Карета подъехала к парадно-освещенному крыльцу, лестница была уставлена цветами и деревьями, по сторонам стояли дамы, ожидавшие встретить фельдмаршала.
Выйдя из кареты, Суворов сделал такую непристойность, которая заставила всех дам отвернуться, между тем как Прошка подал фельдмаршалу полотенце обтереть руки. После чего Суворов начал входить по лестнице, кланяясь дамам на обе стороны.
При входе в залу, он мне отдал свою шляпу, а оркестр, весь составленный из знатных лиц, заиграл: "Славься сим Екатерина". Генерал с лентой Марии Терезии играл на виолончели, баронесса Шлик пела, - она была беременна. Суворов остановился, благоговейно слушал музыку, делая в такт движения головою и рукой.
Когда музыка умолкла, он поклонился на все стороны, подошел к певице, перекрестил ей будущего сына или дочь, и поцеловал ее в лоб. Та вспыхнула.
Между тем, граф Ностиц представил Суворова жене. Графиня взяла руку Суворова и открыла с ним бал. Более Суворов не танцевал, а ходил по зале, разговаривая то с тем, то с другим. Хозяин был неотлучно при нем. Когда же заиграли вальс и пары начали кружиться Суворов схватил адъютанта своего, барона Розена, и начал с ним вертеться, но не в такт и в противоположную сторону. Беспрестанно сталкиваясь с танцевавшими, Суворов приговаривал Розену:
- Учи меня, учи меня этому умному танцу. Наконец, запыхавшись, он остановился и, обращаясь к графу Ностицу, сказал:
- Славный танец, умный танец, да вот никак не выучусь, а славный танец, умный танец!
В зале было много прозрачных картин, изображавших победы Суворова; он начал их рассматривать и рассказывать Ностицу, - что, как и где было. Наконец, подойдя к одной, вскрикнул:
- Моро ретируется!

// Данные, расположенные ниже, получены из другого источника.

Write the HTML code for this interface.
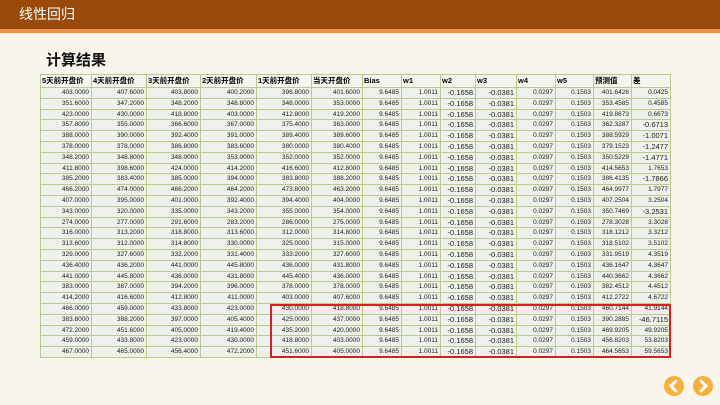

Хотите, ваше сиятельство, посмотреть, как он ретировался? Вот точно так. И он побежал из комнаты в комнату, а за ним вся свита, потом в сени, сбежал с лестницы, сел проворно в карету, и закричал, - Домой!
Когда явился на мое место другой ординарец, Суворов благосклонно расспрашивал меня на прощанье: давно ли я служу, имею ли родителей и прочее, и в заключение повторил:
- Славный ваш полк, славный! Я его помню, знаю! Славный полк! Богатыри! Служи, служи, братец хорошо - царь спасибо скажет.